Sembra quasi che nel punto interrogativo con cui si presenta si condensi tutta la sapiente architettura della sua consistenza: quella curva che termina con un punto sottintende il procedere circolare, e mai rettilineo, della vita. Perché (perché, appunto) la vita è una duna, una spirale, non è un rettilineo, un righello ragionieristico con cui pretendiamo di far tornare i conti nell’esistenza. La vita è mistero, sbaffo, refuso.
Ed è domanda. La vita è una eterna, infaticabile, inestinguibile domanda. Senza quei perché saremmo mummificati, senza più possibilità di evoluzione.
Domandarci sempre tutto, su tutto.
Quando usciamo dal cinema, non basta affermare con tono compunto “quel film mi è piaciuto”. Non basta, no. Dobbiamo saperne raccontare le motivazioni. Lì si concentra lo sforzo, l’attitudine a indagare, a penetrare al di là di una semplice affermazione monosillabica. Lì si devia dalla superficie in cui si distende la linea orizzontale per scendere in verticale, verso la profondità.

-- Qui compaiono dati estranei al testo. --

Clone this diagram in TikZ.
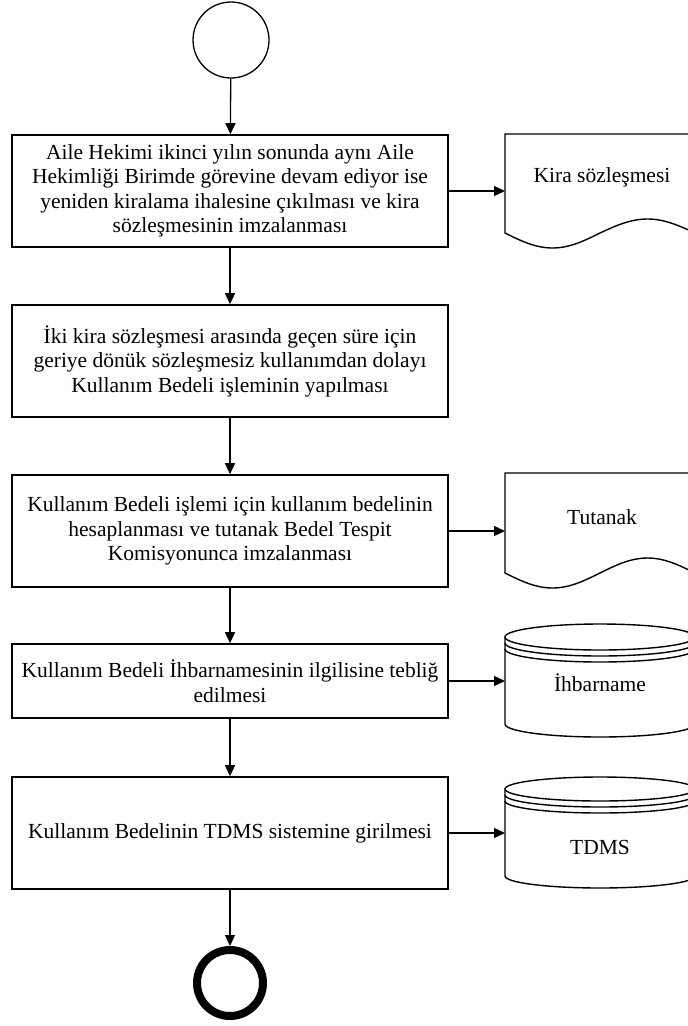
\documentclass[tikz,border=0pt]{standalone}
\usepackage{fontspec}
\setmainfont{Liberation Serif}
\usetikzlibrary{arrows.meta}
\begin{document}
\begin{tikzpicture}[x=1pt,y=-1pt,
  every node/.style={font=\fontsize{21.5}{24.5}\selectfont},
  procbox/.style={draw,line width=1.6pt,minimum width=436pt,inner sep=0pt,align=center,fill=white},
  shapeline/.style={draw,line width=1.4pt,fill=white},
  flow/.style={line width=1.3pt,-{Triangle[length=11pt,width=10pt]}},
  shapelabel/.style={inner sep=0pt}]
\useasboundingbox (0,0) rectangle (688,1026);
\clip (0,0) rectangle (688,1026);

% start and end
\node[circle,draw,line width=1.3pt,minimum size=76pt,inner sep=0pt] (start) at (231,40) {};
\node[circle,draw,line width=8pt,minimum size=66pt,inner sep=0pt] (stop) at (230,983) {};

% process boxes
\node[procbox,minimum height=112pt] (b1) at (230,191) {Aile Hekimi ikinci yılın sonunda aynı Aile\\Hekimliği Birimde görevine devam ediyor ise\\yeniden kiralama ihalesine çıkılması ve kira\\sözleşmesinin imzalanması};
\node[procbox,minimum height=112pt] (b2) at (230,361) {İki kira sözleşmesi arasında geçen süre için\\geriye dönük sözleşmesiz kullanımdan dolayı\\Kullanım Bedeli işleminin yapılması};
\node[procbox,minimum height=112pt] (b3) at (230,531) {Kullanım Bedeli işlemi için kullanım bedelinin\\hesaplanması ve tutanak Bedel Tespit\\Komisyonunca imzalanması};
\node[procbox,minimum height=74pt] (b4) at (230,681) {Kullanım Bedeli İhbarnamesinin ilgilisine tebliğ\\edilmesi};
\node[procbox,minimum height=112pt] (b5) at (230,833) {Kullanım Bedelinin TDMS sistemine girilmesi};

% document 1
\path[shapeline] (505,134) -- (505,233) sin (552.5,248) cos (600,233) sin (647.5,219) cos (695,233) -- (695,134) -- cycle;
\node[shapelabel] (d1) at (602,177) {Kira sözleşmesi};
\coordinate (d1w) at (505,191);

% document 2
\path[shapeline] (505,473) -- (505,573) sin (552.5,588) cos (600,573) sin (647.5,558) cos (695,573) -- (695,473) -- cycle;
\node[shapelabel] (d2) at (602,517) {Tutanak};
\coordinate (d2w) at (505,531);

% cylinder 1
\path[shapeline] (505,637) -- (505,724) arc[start angle=180,end angle=0,x radius=95,y radius=13] -- (695,637) -- cycle;
\draw[line width=1.4pt,fill=white] (600,637) ellipse [x radius=95,y radius=13];
\draw[line width=1.4pt] (505,643) arc[start angle=180,end angle=0,x radius=95,y radius=13];
\draw[line width=1.4pt] (505,649) arc[start angle=180,end angle=0,x radius=95,y radius=13];
\node[shapelabel] (c1) at (600,683) {İhbarname};
\coordinate (c1w) at (505,681);

% cylinder 2
\path[shapeline] (505,789) -- (505,876) arc[start angle=180,end angle=0,x radius=95,y radius=12] -- (695,789) -- cycle;
\draw[line width=1.4pt,fill=white] (600,789) ellipse [x radius=95,y radius=12];
\draw[line width=1.4pt] (505,795) arc[start angle=180,end angle=0,x radius=95,y radius=12];
\draw[line width=1.4pt] (505,801) arc[start angle=180,end angle=0,x radius=95,y radius=12];
\node[shapelabel] (c2) at (600,847) {TDMS};
\coordinate (c2w) at (505,833);

% connectors
\draw[flow] (start) -- (b1);
\draw[flow] (b1) -- (b2);
\draw[flow] (b2) -- (b3);
\draw[flow] (b3) -- (b4);
\draw[flow] (b4) -- (b5);
\draw[flow] (b5) -- (stop.north);
\draw[flow] (b1.east) -- (d1w);
\draw[flow] (b3.east) -- (d2w);
\draw[flow] (b4.east) -- (c1w);
\draw[flow] (b5.east) -- (c2w);
\end{tikzpicture}
\end{document}
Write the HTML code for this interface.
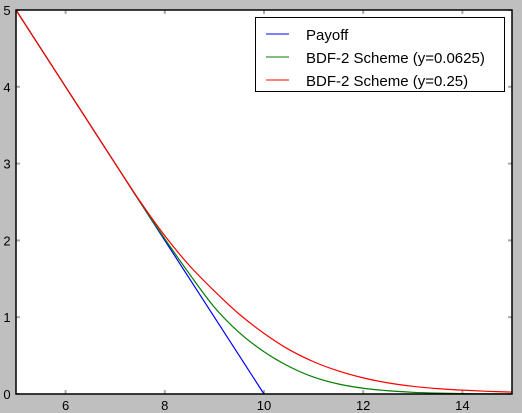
<!DOCTYPE html>
<html><head><meta charset="utf-8"><style>
html,body{margin:0;padding:0;background:#bfbfbf;}
svg{display:block;font-family:"Liberation Sans",sans-serif;}
</style></head><body>
<svg id="chart" width="522" height="413" xmlns="http://www.w3.org/2000/svg">
<rect x="0" y="0" width="522" height="413" fill="#bfbfbf"/>
<rect x="16" y="10" width="496" height="384" fill="#fff"/>
<g id="ticks"></g>
<g id="series"></g>
<rect x="16" y="10" width="496" height="384" fill="none" stroke="#000" stroke-width="1.5"/>
<g id="legend">
<rect x="255.5" y="17.5" width="249" height="74" fill="#fff" stroke="#000"/>
<line x1="266" y1="34" x2="289" y2="34" stroke="#0000ff"/>
<text x="306" y="40" font-size="15">Payoff</text>
<line x1="266" y1="57" x2="289" y2="57" stroke="#007f00"/>
<text x="306" y="63" font-size="15">BDF-2 Scheme (y=0.0625)</text>
<line x1="266" y1="80" x2="289" y2="80" stroke="#ff0000"/>
<text x="306" y="86" font-size="15">BDF-2 Scheme (y=0.25)</text>
</g>
</svg>
<script>
const xs = [5,5.5,6,6.5,7,7.5,8,8.5,9,9.5,10,10.5,11,11.5,12,12.5,13,13.5,14,14.5,15];
const payoff = [5,4.5,4,3.5,3,2.5,2,1.5,1,0.5,0,0,0,0,0,0,0,0,0,0,0];
const green = [5,4.5,4,3.5,3,2.5,2.02,1.56,1.13,0.80,0.55,0.36,0.22,0.13,0.075,0.042,0.022,0.011,0.005,0.002,0];
const red = [5,4.5,4,3.5,3,2.51,2.06,1.67,1.34,1.04,0.79,0.58,0.42,0.30,0.21,0.145,0.10,0.07,0.05,0.035,0.025];
const xTicks = [6,8,10,12,14];
const yTicks = [0,1,2,3,4,5];

const NS = "http://www.w3.org/2000/svg";
const X0=16,X1=512,Y0=394,Y1=10;
function sx(v){return X0+(v-5)/10*(X1-X0);}
function sy(v){return Y0-(v/5)*(Y0-Y1);}
function mk(tag,attrs){const e=document.createElementNS(NS,tag);for(const k in attrs)e.setAttribute(k,attrs[k]);return e;}
const tg=document.getElementById('ticks');
xTicks.forEach(t=>{
  const x=sx(t);
  const a=mk('line',{x1:x,y1:Y0,x2:x,y2:Y0-4,stroke:'#aaa','stroke-width':2});
  
  
  tg.appendChild(a);
  const b=mk('line',{x1:x,y1:Y1,x2:x,y2:Y1+4,stroke:'#aaa','stroke-width':2});
  
  
  tg.appendChild(b);
  const l=mk('text',{x:x,y:410,'font-size':13,'text-anchor':'middle'});
  l.textContent=t;
  
  
  tg.appendChild(l);
});
yTicks.forEach(t=>{
  const y=sy(t);
  const a=mk('line',{x1:X0,y1:y,x2:X0+4,y2:y,stroke:'#aaa','stroke-width':2});
  
  
  tg.appendChild(a);
  const b=mk('line',{x1:X1,y1:y,x2:X1-4,y2:y,stroke:'#aaa','stroke-width':2});
  
  
  tg.appendChild(b);
  const l=mk('text',{x:7,y:y+5,'font-size':13,'text-anchor':'middle'});
  l.textContent=t;
  
  
  tg.appendChild(l);
});
function smoothPath(vals){
  const p=xs.map((x,i)=>[sx(x),sy(vals[i])]);
  let d='M'+p[0][0]+','+p[0][1];
  for(let i=0;i<p.length-1;i++){
    const p0=p[i-1]||p[i],p1=p[i],p2=p[i+1],p3=p[i+2]||p2;
    const c1=[p1[0]+(p2[0]-p0[0])/6,p1[1]+(p2[1]-p0[1])/6];
    const c2=[p2[0]-(p3[0]-p1[0])/6,p2[1]-(p3[1]-p1[1])/6];
    d+=' C'+c1+' '+c2+' '+p2;
  }
  return d;
}
function linePath(vals,n){return xs.slice(0,n).map((x,i)=>(i?'L':'M')+sx(x)+','+sy(vals[i])).join(' ');}
const sg=document.getElementById('series');
const pPay=mk('path',{d:linePath(payoff,11),fill:'none',stroke:'#0000ff','stroke-width':1.2});


sg.appendChild(pPay);
const pG=mk('path',{d:smoothPath(green),fill:'none',stroke:'#007f00','stroke-width':1.2});


sg.appendChild(pG);
const pR=mk('path',{d:smoothPath(red),fill:'none',stroke:'#ff0000','stroke-width':1.2});


sg.appendChild(pR);
</script>
</body></html>
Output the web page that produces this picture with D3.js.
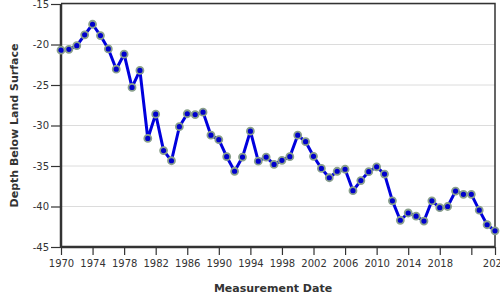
<!DOCTYPE html>
<html>
<head>
<meta charset="utf-8">
<script src="https://cdn.jsdelivr.net/npm/d3@7"></script>
<style>
  body { margin: 0; background: #fff; }
  svg { display: block; font-family: "DejaVu Sans", Verdana, sans-serif; }
</style>
</head>
<body>
<div id="chart"></div>
<script>
// yearly depth readings
var years = [1970, 1971, 1972, 1973, 1974, 1975, 1976, 1977, 1978, 1979,
             1980, 1981, 1982, 1983, 1984, 1985, 1986, 1987, 1988, 1989,
             1990, 1991, 1992, 1993, 1994, 1995, 1996, 1997, 1998, 1999,
             2000, 2001, 2002, 2003, 2004, 2005, 2006, 2007, 2008, 2009,
             2010, 2011, 2012, 2013, 2014, 2015, 2016, 2017, 2018, 2019,
             2020, 2021, 2022, 2023, 2024, 2025];
var depths = [-20.7, -20.6, -20.15, -18.8, -17.5, -18.9, -20.55, -23.05, -21.2, -25.3,
              -23.2, -31.6, -28.6, -33.1, -34.35, -30.15, -28.55, -28.65, -28.35, -31.2,
              -31.75, -33.85, -35.65, -33.9, -30.7, -34.4, -33.9, -34.8, -34.3, -33.85,
              -31.2, -32.0, -33.8, -35.3, -36.45, -35.65, -35.4, -38.05, -36.8, -35.7,
              -35.1, -36.0, -39.3, -41.7, -40.8, -41.2, -41.8, -39.3, -40.15, -40.0,
              -38.1, -38.5, -38.5, -40.45, -42.25, -43.0];
var yTicks = [-15, -20, -25, -30, -35, -40, -45];
var xTicks = [1970, 1974, 1978, 1982, 1986, 1990, 1994, 1998, 2002, 2006, 2010, 2014, 2018, 2022, 2025];
var xTickLabels = ["1970", "1974", "1978", "1982", "1986", "1990", "1994", "1998", "2002", "2006", "2010", "2014", "2018", "", "2025"];

var data = years.map(function(yr, i) { return {year: yr, depth: depths[i]}; });

var margin = {top: 4, right: 5, bottom: 53, left: 61},
    width = 500 - margin.left - margin.right,
    height = 300 - margin.top - margin.bottom;

var svg = d3.select("#chart").append("svg")
    .attr("width", 500)
    .attr("height", 300)
  .append("g")
    .attr("transform", "translate(" + margin.left + "," + margin.top + ")");

var x = d3.scaleLinear().domain([1970, 2025]).range([0, width]);
var y = d3.scaleLinear().domain([-45, -15]).range([height, 0]);

// grid lines
svg.append("g")
  .selectAll("line")
  .data(yTicks)
  .join("line")
    .attr("x1", 0)
    .attr("x2", width)
    .attr("y1", d => y(d))
    .attr("y2", d => y(d))
    .attr("stroke", "#dcdcdc")
    .attr("stroke-width", 1);

// frame top + right
svg.append("path")
  .attr("d", "M0," + (-0.5) + "H" + width + "V" + height)
  .attr("fill", "none")
  .attr("stroke", "#333")
  .attr("stroke-width", 1.5);

// axes
var xAxis = svg.append("g")
  .attr("transform", "translate(0," + height + ")")
  .call(d3.axisBottom(x)
    .tickValues(xTicks)
    .tickFormat((d, i) => xTickLabels[i])
    .tickSize(8)
    .tickPadding(5));

var yAxis = svg.append("g")
  .call(d3.axisLeft(y)
    .tickValues(yTicks)
    .tickFormat(d => String(d))
    .tickSize(10)
    .tickPadding(2));

[xAxis, yAxis].forEach(function(a) {
  a.select(".domain").attr("stroke", "#333").attr("stroke-width", 2.5);
  a.selectAll(".tick line").attr("stroke", "#333").attr("stroke-width", 1.2);
  a.selectAll(".tick text")
    .attr("fill", "#333")
    .style("font-size", "10px")
    .style("font-family", "'DejaVu Sans', Verdana, sans-serif");
});
xAxis.select(".domain").attr("d", "M0,0H" + width);
yAxis.select(".domain").attr("d", "M0,0V" + height);

// line
var line = d3.line()
  .x(d => x(d.year))
  .y(d => y(d.depth));

svg.append("path")
  .datum(data)
  .attr("fill", "none")
  .attr("stroke", "#0000dd")
  .attr("stroke-width", 3)
  .attr("stroke-linejoin", "round")
  .attr("d", line);

svg.append("g")
  .selectAll("circle")
  .data(data)
  .join("circle")
    .attr("cx", d => x(d.year))
    .attr("cy", d => y(d.depth))
    .attr("r", 3.5)
    .attr("fill", "#0000cc")
    .attr("stroke", "#8aa08c")
    .attr("stroke-width", 1.8);

// axis titles
svg.append("text")
  .attr("x", width / 2 - 5)
  .attr("y", height + 45)
  .attr("text-anchor", "middle")
  .attr("fill", "#333")
  .style("font-size", "11px")
  .style("font-weight", "bold")
  .text("Measurement Date");

svg.append("text")
  .attr("transform", "translate(" + (-43) + "," + (height / 2) + ") rotate(-90)")
  .attr("text-anchor", "middle")
  .attr("fill", "#333")
  .style("font-size", "11px")
  .style("font-weight", "bold")
  .text("Depth Below Land Surface");
</script>
</body>
</html>
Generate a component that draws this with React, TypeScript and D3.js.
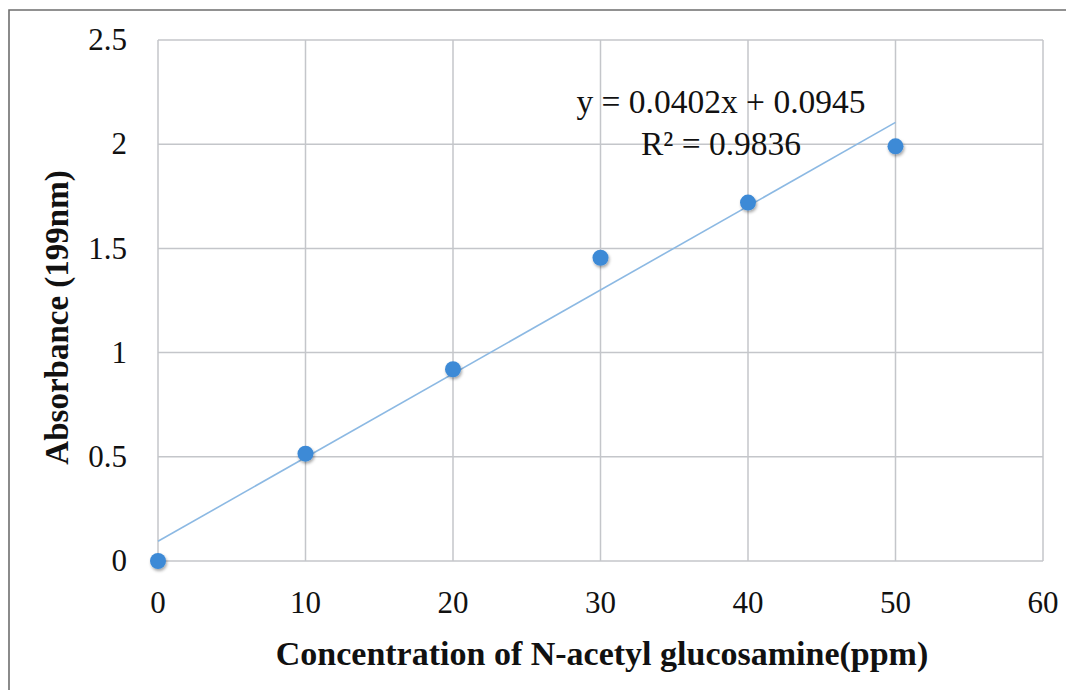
import React, { useEffect, useRef } from "react";
import * as d3 from "d3";

// concentration (ppm) and measured absorbance at 199 nm
const concentrations = [0, 10, 20, 30, 40, 50];
const absorbance = [0, 0.515, 0.92, 1.455, 1.72, 1.99];
const xTicks = [0, 10, 20, 30, 40, 50, 60];
const yTicks = [0, 0.5, 1, 1.5, 2, 2.5];
const fitSlope = 0.0402;
const fitIntercept = 0.0945;
const equationLines = ["y = 0.0402x + 0.0945", "R² = 0.9836"];

const W = 1066;
const H = 690;

export default function App() {
  const svgRef = useRef<SVGSVGElement>(null);

  useEffect(() => {
    const margin = { top: 40, right: 23, bottom: 129, left: 158 };
    const width = W - margin.left - margin.right;
    const height = H - margin.top - margin.bottom;
    const font = "'Liberation Serif', 'Times New Roman', serif";

    const root = d3.select(svgRef.current);
    root.selectAll("*").remove();

    const defs = root.append("defs");
    const shadow = defs.append("filter").attr("id", "dotShadow")
      .attr("x", "-50%").attr("y", "-50%").attr("width", "200%").attr("height", "200%");
    shadow.append("feDropShadow")
      .attr("dx", 1).attr("dy", 2).attr("stdDeviation", 1.6)
      .attr("flood-color", "#000").attr("flood-opacity", 0.35);

    // outer frame (only left and top edges visible)
    root.append("path")
      .attr("d", `M9,${H} V10 H${W}`)
      .attr("fill", "none")
      .attr("stroke", "#6e6e6e")
      .attr("stroke-width", 1.6);

    const svg = root.append("g").attr("transform", `translate(${margin.left},${margin.top})`);

    const x = d3.scaleLinear().domain([0, 60]).range([0, width]);
    const y = d3.scaleLinear().domain([0, 2.5]).range([height, 0]);

    // gridlines
    svg.append("g")
      .selectAll("line")
      .data(xTicks)
      .join("line")
      .attr("x1", (d) => x(d)).attr("x2", (d) => x(d))
      .attr("y1", 0).attr("y2", height)
      .attr("stroke", "#c4c6ca").attr("stroke-width", 1.5);

    svg.append("g")
      .selectAll("line")
      .data(yTicks)
      .join("line")
      .attr("x1", 0).attr("x2", width)
      .attr("y1", (d) => y(d)).attr("y2", (d) => y(d))
      .attr("stroke", "#c4c6ca").attr("stroke-width", 1.5);

    // x tick labels
    svg.append("g")
      .selectAll("text")
      .data(xTicks)
      .join("text")
      .attr("x", (d) => x(d))
      .attr("y", height + 52)
      .attr("text-anchor", "middle")
      .attr("font-family", font)
      .attr("font-size", 31)
      .attr("fill", "#111")
      .text((d) => d);

    // y tick labels
    svg.append("g")
      .selectAll("text")
      .data(yTicks)
      .join("text")
      .attr("x", -31)
      .attr("y", (d) => y(d))
      .attr("dy", "0.33em")
      .attr("text-anchor", "end")
      .attr("font-family", font)
      .attr("font-size", 31)
      .attr("fill", "#111")
      .text((d) => d);

    // linear trendline
    const fitX = d3.extent(concentrations) as [number, number];
    svg.append("line")
      .attr("x1", x(fitX[0])).attr("y1", y(fitSlope * fitX[0] + fitIntercept))
      .attr("x2", x(fitX[1])).attr("y2", y(fitSlope * fitX[1] + fitIntercept))
      .attr("stroke", "#8cb9e3").attr("stroke-width", 1.6);

    // data points
    svg.append("g")
      .selectAll("circle")
      .data(concentrations)
      .join("circle")
      .attr("cx", (d) => x(d))
      .attr("cy", (d, i) => y(absorbance[i]))
      .attr("r", 8)
      .attr("fill", "#3d8ad6")
      .attr("filter", "url(#dotShadow)");

    // equation label
    svg.append("g")
      .selectAll("text")
      .data(equationLines)
      .join("text")
      .attr("x", 563)
      .attr("y", (d, i) => 73 + i * 42)
      .attr("text-anchor", "middle")
      .attr("font-family", font)
      .attr("font-size", 33.5)
      .attr("fill", "#111")
      .text((d) => d);

    // axis titles
    root.append("text")
      .attr("x", 602)
      .attr("y", 665)
      .attr("text-anchor", "middle")
      .attr("font-family", font)
      .attr("font-weight", "bold")
      .attr("font-size", 34)
      .attr("fill", "#111")
      .text("Concentration of N-acetyl glucosamine(ppm)");

    root.append("text")
      .attr("transform", `translate(68,${margin.top + height / 2 + 17}) rotate(-90)`)
      .attr("text-anchor", "middle")
      .attr("font-family", font)
      .attr("font-weight", "bold")
      .attr("font-size", 33)
      .attr("fill", "#111")
      .text("Absorbance (199nm)");
  }, []);

  return (
    <svg
      ref={svgRef}
      width={W}
      height={H}
      style={{ position: "absolute", left: 0, top: 0, background: "#fff" }}
    />
  );
}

Facebook non prevede la funzione educativa del “perché”. E così passiamo il tempo scrollando pagine. Mi piace non mi piace mi piace non mi piace mi piace non mi piace. No, non mi piace. Perché?
La narrazione di noi stessi diffusa sui social denuncia l’assenza di un metaforico pulsante mancante, parallelo a quella stessa mancanza di approfondimento che cogliamo negli atti del nostro vivere quotidiano. Non dobbiamo rassegnarci. Il perché, lo dicevamo, esige un punto interrogativo perché possa generare la sua risposta. E quella risposta a sua volta richiede uno scavo. Una società che afferma senza domandare, e argomentare, è una società morta.
Quello che, con espressione infelice quanto terrificante, viene definito “popolo del web”, è esattamente lo stesso di quello che vive fuori dal web. Se non ci sono i perché sul web, non esistono neanche fuori da lì.
La scrittura sui social può essere chiamata a una certa economia del pensiero, ma non alla sua assenza.
Storditi di like, ci piacciamo, crogiolandoci nell’effimera svagatezza della vanagloria, per nutrirci con un ego sterile, ipertrofico, poco abituato ai meravigliosi abissi dell’esistenza. Perché?